Saturday, 3 January 2015

Joseph Antoney - a great great grandfather (52 Ancestors #1)

52 Ancestors in 52 Weeks - well this is certainly a challenge. I wonder what will unfold during the year. It will certainly be interesting to look back on 31 December 2015. I hope you will enjoy the journey with me.

Week 1, Fresh start — Seems appropriate for the beginning of the year. I am going to start with Joseph Antoney my maternal great great grandfather. 

Fiery Star (ship) - Wikimedia Commons
Joseph was born on 4 September 1842 in the Azores, Portugal and died on 24 December 1923 in Mackay, Queensland, Australia aged 81 years. Joseph was a seaman and arrived in Queensland aboard the Fiery Star on 20 November 1864. He was fortunate to leave the ship in Brisbane as on its return voyage - 19 April 1865 - a fire engulfed the ship 400 miles off New Zealand.
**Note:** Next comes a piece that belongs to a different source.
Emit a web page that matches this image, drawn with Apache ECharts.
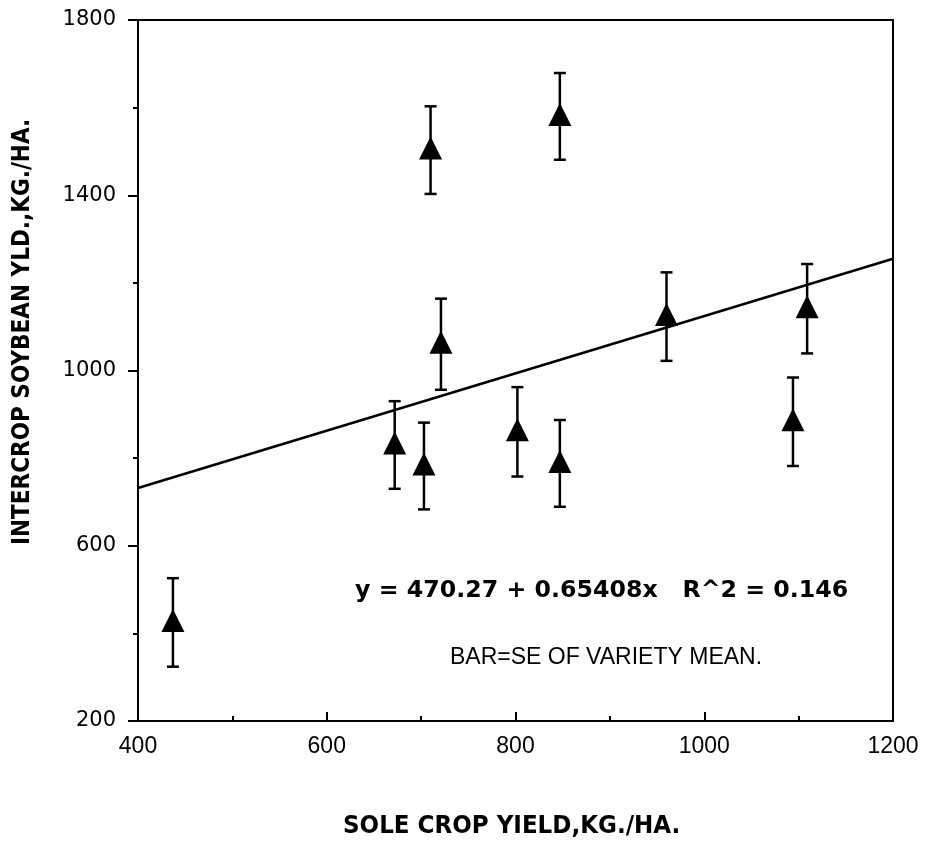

What made Joseph leave his ship and settle in Australia? I will never really know. From his naturalisation papers in November 1921 he had been on sailing ships for many years and had shipped to America, New Zealand, Calcutta, China, Hawaii, Nantucket Island, and Mauritius. Joseph had certainly travelled the world from the Azores. On these papers he stated he had spent 2 years in and around Brisbane,  3 years in and around Bowen (Port Denison) and the remainder in and around Mackay. He selected some land near Bowen and married Elizabeth Hannah Young on 30 July 1867 at St Mary's RC Church in Bowen. 

Joseph & Elizabeth Antoney with Annie Jacintha
His first child Francis Albert was born in Bowen on 9 November 1869. His next child Manuel Silva (Emanuel) was born at Walkerston outside Mackay on 1 April 1877. Joseph's first daughter (my maternal great grandmother) Annie Jacintha Mary Elizabeth was born 24 June 1879 in Mackay. Another son Enoch Henry born 1882  and another daughter Daisy Elizabeth born 1884 in North Eton outside Mackay.

Joseph selected land at Eton outside Mackay in late 1870 and farmed there until he retired from farming in around 1918.

North Eton Mill c1895
Joseph was part of a consortium of cane farmers who opened the first cooperative sugar mill in Queensland at North Eton in 1888. The mill closed in 1988. There is an excellent book written by Frank Rolleston (1987). The Defiance – The story of North Eton Co-operative Sugar Milling Association Limited, 1888-1987. North Eton, QLD: North Eton Co-operative Milling Association Limited. 

I did not know Joseph and only know of him from my maternal grandmother, Dorothy May Thomas. Dorothy May (Nan) told me many a story about her grandfather Joseph. Nan told me that her grandfather grew tobacco, grapes and sugarcane on his farm. She also told of him employing Japanese labourers and was fascinated about them having very hot baths in big tubs. I have since found that Japanese were in fact employed in the Mackay region. There is evidence of Joseph growing tobacco as he was required to have a government licence for same. I believe the grapes were used for wine.

So why did Joseph leave the sea? I think he saw an opportunity for a fresh start in a new land with endless opportunities for hard work. I don't know if Joseph spoke English when he arrived in 1864 but I expect he quickly learned as he took up land and married in 1867. My grandmother said he had a musical voice and loved telling her stories. At the time of his death in 1923 Joseph left four surviving children, twenty-two grandchildren, and fifty-five great grandchildren.


  1. Hi Helen. Did you know that Joseph ANTONEY (shareholder in the North Eton Central Sugar Mill Co.) gave evidence before a Queensland Government Committee? You can read his statement in Queensland Votes and Proceedings (Parliamentary Papers) 1889 vol.4 p.293.

    There are also at least two entries for Joseph ANTONEY in Queensland Crown Land Sales triplicate deeds of grant (Qld State Archives series 46, book 53, deed numbers 54719 and 54730). They are dated 1884 and they are for the county of Carlisle, parish of Eton, town/village of Eton. The indexes may be on FindMyPast by now, but I bought them on CD.

    1. Thanks Judy. Yes I have those details and more, Joseph had quite a few deeds of grant over his lifetime, he protested strongly at one stage about a road going through his land. He was a very interesting character.

    2. That's good, Helen. I thought that an experienced researcher like yourself would probably know to look for the Crown Land Sales records as well as the (easier to find) land selection files.